**DIRECTIONS FOR THIS TASK**. Your task is to print exactly the lines from the line that contains "What matplotlib code" through the line that contains "start_year = 2013", with pictures left out.

Records:

— Start —

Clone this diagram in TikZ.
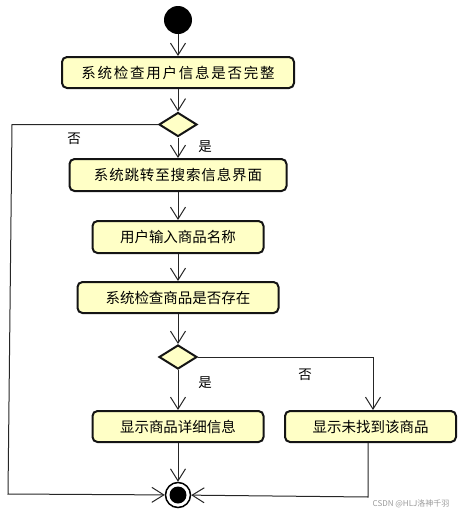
\documentclass[tikz,border=0pt]{standalone}
\usepackage{fontspec}
\newfontfamily\cjk{Noto Sans CJK SC}
\newfontfamily\cjkwide[LetterSpace=12]{Noto Sans CJK SC}
\newfontfamily\cjkmid[LetterSpace=6]{Noto Sans CJK SC}
\usetikzlibrary{arrows.meta,shapes.geometric}
\definecolor{actfill}{RGB}{255,255,198}
\definecolor{edgedark}{RGB}{20,20,20}
\tikzset{
  act/.style={draw=edgedark, line width=2pt, fill=actfill, rounded corners=5pt,
    inner sep=0pt, font=\cjk\fontsize{14.5}{16}\selectfont},
  dec/.style={diamond, draw=edgedark, line width=2pt, fill=actfill, inner sep=0pt,
    minimum width=38pt, minimum height=24pt},
  flow/.style={line width=1pt, draw=black!85,
    -{Straight Barb[length=12pt,width=15pt,line width=1pt]}},
  lbl/.style={font=\cjk\fontsize{13.5}{15}\selectfont, inner sep=0pt},
}
\begin{document}
\begin{tikzpicture}[x=1pt,y=-1pt]
\useasboundingbox (0,0) rectangle (461,515);
% nodes
\node[circle, fill=black, minimum size=28pt, inner sep=0pt] (start) at (178,20) {};
\node[act, minimum width=232pt, minimum height=31pt] (a1) at (178,72.5) {\cjkwide\fontsize{14.5}{16}\selectfont 系统检查用户信息是否完整};
\node[dec] (d1) at (178,124.5) {};
\node[act, minimum width=217pt, minimum height=32pt] (a2) at (178,175) {\cjkmid\fontsize{14.5}{16}\selectfont 系统跳转至搜索信息界面};
\node[act, minimum width=171pt, minimum height=32pt] (a3) at (178,237) {用户输入商品名称};
\node[act, minimum width=201pt, minimum height=31pt] (a4) at (178,297.5) {系统检查商品是否存在};
\node[dec] (d2) at (178,357) {};
\node[act, minimum width=171pt, minimum height=31pt] (a5) at (178,426.5) {显示商品详细信息};
\node[act, minimum width=171pt, minimum height=31pt] (a6) at (370.5,426.5) {显示未找到该商品};
\node[circle, draw=black, line width=1.5pt, fill=white, minimum size=25pt, inner sep=0pt] (end) at (178,495) {};
\node[circle, fill=black, minimum size=17pt, inner sep=0pt] (endin) at (end) {};
% helper coordinates
\coordinate (cl1) at (12,124.5);
\coordinate (cl2) at (8,494);
\coordinate (cr1) at (373,357);
\coordinate (cr2) at (368,497);
% connectors
\draw[flow] (start) -- (a1);
\draw[flow] (a1) -- (d1);
\draw[flow] (d1) -- (a2);
\draw[flow] (a2) -- (a3);
\draw[flow] (a3) -- (a4);
\draw[flow] (a4) -- (d2);
\draw[flow] (d2) -- (a5);
\draw[flow] (a5) -- (end);
\draw[flow] (d1.west) -- (cl1) -- (cl2) -- (end);
\draw[flow] (d2.east) -- (cr1) -- (cr1 |- a6.north);
\draw[flow] (a6.south -| cr2) -- (cr2) -- (end);
% labels
\node[lbl] (n1) at (74,139) {否};
\node[lbl] (y1) at (205,147) {是};
\node[lbl] (y2) at (205,383) {是};
\node[lbl] (n2) at (305,375) {否};
\node[font=\cjk\fontsize{8}{9}\selectfont, text=black!40, inner sep=0pt] (wm) at (411,504) {CSDN @HLJ洛神千羽};
\end{tikzpicture}
\end{document}
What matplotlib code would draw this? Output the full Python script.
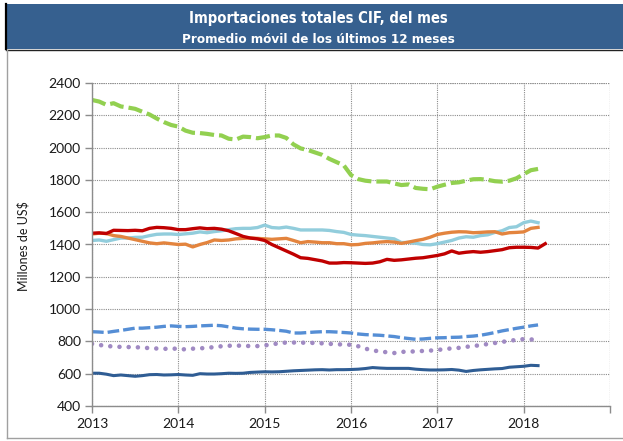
import matplotlib
matplotlib.use("Agg")
import matplotlib.pyplot as plt
from matplotlib import font_manager
from matplotlib.font_manager import FontProperties
import numpy as np
from matplotlib.patches import Rectangle
from matplotlib.lines import Line2D

# Monthly 12-month moving averages, millions of US$, from January 2013
start_year = 2013

green_dashed = [2295, 2285, 2265, 2275, 2255, 2248, 2240, 2222, 2205, 2180, 2158, 2140,
                2130, 2105, 2092, 2090, 2085, 2078, 2075, 2055, 2050, 2068, 2065, 2058,
                2065, 2075, 2075, 2060, 2020, 1995, 1985, 1970, 1955, 1930, 1910, 1890,
                1830, 1805, 1795, 1790, 1790, 1790, 1778, 1768, 1772, 1750, 1745, 1742,
                1758, 1770, 1781, 1785, 1795, 1804, 1805, 1800, 1792, 1789, 1795, 1810,
                1835, 1860, 1868]

red_solid = [1470, 1472, 1468, 1488, 1487, 1486, 1488, 1485, 1500, 1506, 1504, 1500,
             1492, 1492, 1498, 1503, 1498, 1500, 1495, 1485, 1468, 1450, 1440, 1435,
             1425, 1400, 1380, 1360, 1340, 1318, 1314, 1306, 1298, 1285, 1285, 1288,
             1287, 1285, 1283, 1285, 1293, 1308, 1302, 1305, 1310, 1315, 1318, 1325,
             1332, 1342, 1360, 1346, 1352, 1356, 1352, 1356, 1362, 1368, 1380, 1383,
             1383, 1382, 1378, 1405]

light_blue = [1425, 1428, 1420, 1430, 1440, 1440, 1444, 1445, 1455, 1463, 1465, 1465,
              1462, 1466, 1470, 1478, 1473, 1480, 1485, 1492, 1498, 1500, 1500, 1505,
              1520, 1505, 1502, 1508, 1500, 1490, 1490, 1490, 1490, 1487, 1480, 1475,
              1462, 1458, 1455, 1450, 1445, 1440, 1435, 1412, 1413, 1408, 1400, 1398,
              1405, 1415, 1425, 1440, 1448, 1445, 1455, 1460, 1475, 1485, 1505, 1510,
              1535, 1545, 1535]

orange = [1465, 1470, 1468, 1455, 1450, 1440, 1430, 1420, 1410, 1405, 1410, 1405,
          1400, 1402, 1385, 1400, 1412, 1428, 1425, 1428, 1435, 1438, 1440, 1438,
          1435, 1432, 1435, 1438, 1425, 1411, 1418, 1415, 1411, 1411, 1405, 1405,
          1398, 1400, 1407, 1410, 1415, 1418, 1415, 1407, 1415, 1424, 1432, 1445,
          1462, 1470, 1476, 1479, 1478, 1473, 1475, 1478, 1479, 1465, 1473, 1475,
          1478, 1500, 1506]

blue_dashed = [860, 858, 855, 862, 868, 875, 882, 882, 885, 888, 893, 896,
               893, 891, 893, 896, 898, 900, 897, 890, 882, 878, 876, 875,
               875, 872, 868, 863, 852, 852, 855, 858, 860, 860, 858, 855,
               852, 846, 842, 840, 838, 834, 830, 823, 818, 813, 815, 819,
               822, 823, 825, 826, 830, 833, 838, 846, 855, 865, 873, 881,
               888, 896, 902]

purple_dotted = [785, 778, 772, 768, 766, 765, 764, 762, 758, 756, 754, 755,
                 755, 750, 755, 757, 760, 765, 770, 773, 774, 773, 771, 771,
                 775, 782, 788, 793, 793, 792, 792, 790, 788, 785, 782, 781,
                 779, 770, 755, 745, 737, 733, 728, 735, 737, 738, 741, 743,
                 747, 752, 757, 760, 766, 772, 776, 784, 790, 797, 803, 810,
                 814, 812, 812]

navy_solid = [603, 603, 597, 588, 592, 588, 584, 588, 594, 595, 592, 593,
              595, 592, 590, 600, 598, 598, 600, 603, 602, 603, 608, 610,
              612, 611, 612, 615, 618, 620, 622, 624, 625, 623, 625, 625,
              626, 628, 632, 638, 635, 633, 633, 633, 633, 628, 625, 623,
              623, 624, 626, 622, 614, 620, 624, 627, 630, 632, 640, 643,
              646, 652, 650]

year_ticks = [2013, 2014, 2015, 2016, 2017, 2018, 2019]
year_labels = ["2013", "2014", "2015", "2016", "2017", "2018", ""]
value_ticks = [400, 600, 800, 1000, 1200, 1400, 1600, 1800, 2000, 2200, 2400]

title_line1 = "Importaciones totales CIF, del mes"
title_line2 = "Promedio móvil de los últimos 12 meses"
ylabel = "Millones de US$"


def months(series):
    return start_year + np.arange(len(series)) / 12.0


# Header font: a condensed bold face when one is installed
cond = FontProperties(family="DejaVu Sans", weight="bold", stretch="condensed")
cond_path = font_manager.findfont(cond, fallback_to_default=True)
if "Condensed" in cond_path:
    head1 = FontProperties(fname=cond_path, size=10.6)
    head2 = FontProperties(fname=cond_path, size=9.6)
else:
    head1 = FontProperties(family="Liberation Sans", weight="bold", size=10.6)
    head2 = FontProperties(family="Liberation Sans", weight="bold", size=9.6)

W, H = 623, 441
fig = plt.figure(figsize=(W / 100, H / 100), dpi=100)
fig.patch.set_facecolor("white")

# Header banner and outer frame
fig.patches.append(Rectangle((6 / W, 1 - 49 / H), 1 - 6 / W, 45 / H,
                             transform=fig.transFigure, facecolor="#36608F",
                             edgecolor="none", zorder=0))
fig.lines.append(Line2D([6 / W, 6 / W], [1 - 49 / H, 1 - 4 / H],
                        transform=fig.transFigure, color="black", lw=1.6))
fig.lines.append(Line2D([1, 6 / W], [1 - 49.5 / H, 1 - 49.5 / H],
                        transform=fig.transFigure, color="#222222", lw=1.0))
fig.lines.append(Line2D([7 / W, 7 / W], [1 - 438 / H, 1 - 50 / H],
                        transform=fig.transFigure, color="#A0A0A0", lw=1.0))
fig.lines.append(Line2D([7 / W, 1], [1 - 438 / H, 1 - 438 / H],
                        transform=fig.transFigure, color="#A0A0A0", lw=1.0))

fig.text(318 / W, 1 - 18 / H, title_line1, ha="center", va="center",
         color="white", fontproperties=head1)
fig.text(318 / W, 1 - 39.5 / H, title_line2, ha="center", va="center",
         color="white", fontproperties=head2)

ax = fig.add_axes([92 / W, 1 - 406 / H, (610 - 92) / W, (406 - 83) / H])

ax.plot(months(green_dashed), green_dashed, color="#92D050", lw=3.0,
        ls=(0, (3.4, 1.2)), dash_capstyle="butt")
ax.plot(months(light_blue), light_blue, color="#92CDDC", lw=2.4)
ax.plot(months(orange), orange, color="#E3843E", lw=2.4)
ax.plot(months(red_solid), red_solid, color="#C00000", lw=2.4)
ax.plot(months(blue_dashed), blue_dashed, color="#558ED5", lw=2.4,
        ls=(0, (3.5, 1.2)), dash_capstyle="butt")
ax.plot(months(purple_dotted), purple_dotted, color="#A08AC3", lw=3.3,
        ls=(0, (0.01, 2.0)), dash_capstyle="round")
ax.plot(months(navy_solid), navy_solid, color="#2F5D94", lw=2.2)

ax.set_xlim(2013, 2019)
ax.set_ylim(400, 2400)
ax.set_xticks(year_ticks)
ax.set_xticklabels(year_labels)
ax.set_yticks(value_ticks)
ax.set_yticklabels([str(v) for v in value_ticks])

ax.grid(True, color="#8C8C8C", ls=(0, (1, 1)), lw=0.8)
ax.set_axisbelow(True)
for side in ("top", "right"):
    ax.spines[side].set_visible(False)
for side in ("left", "bottom"):
    ax.spines[side].set_color("#8C8C8C")
    ax.spines[side].set_linewidth(1.0)
# dotted borders on the top and right as part of the grid
ax.axhline(2400, color="#8C8C8C", ls=(0, (1, 1)), lw=0.8, zorder=0.5)
ax.axvline(2019, color="#8C8C8C", ls=(0, (1, 1)), lw=0.8, zorder=0.5)

ax.tick_params(axis="both", direction="out", length=5, width=1.0,
               color="#8C8C8C", labelsize=10, labelcolor="#1A1A1A")
ax.tick_params(axis="y", pad=3)
ax.tick_params(axis="x", pad=4)
for lab in ax.get_xticklabels() + ax.get_yticklabels():
    lab.set_family("Lato")

fig.text(23 / W, 1 - 246 / H, ylabel, rotation=90, ha="center", va="center",
         fontsize=9, family="Lato", color="#1A1A1A")

fig.savefig("out.png", dpi=100)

— End —

**EXPECTED OUTPUT**.
What matplotlib code would draw this? Output the full Python script.
import matplotlib
matplotlib.use("Agg")
import matplotlib.pyplot as plt
from matplotlib import font_manager
from matplotlib.font_manager import FontProperties
import numpy as np
from matplotlib.patches import Rectangle
from matplotlib.lines import Line2D

# Monthly 12-month moving averages, millions of US$, from January 2013
start_year = 2013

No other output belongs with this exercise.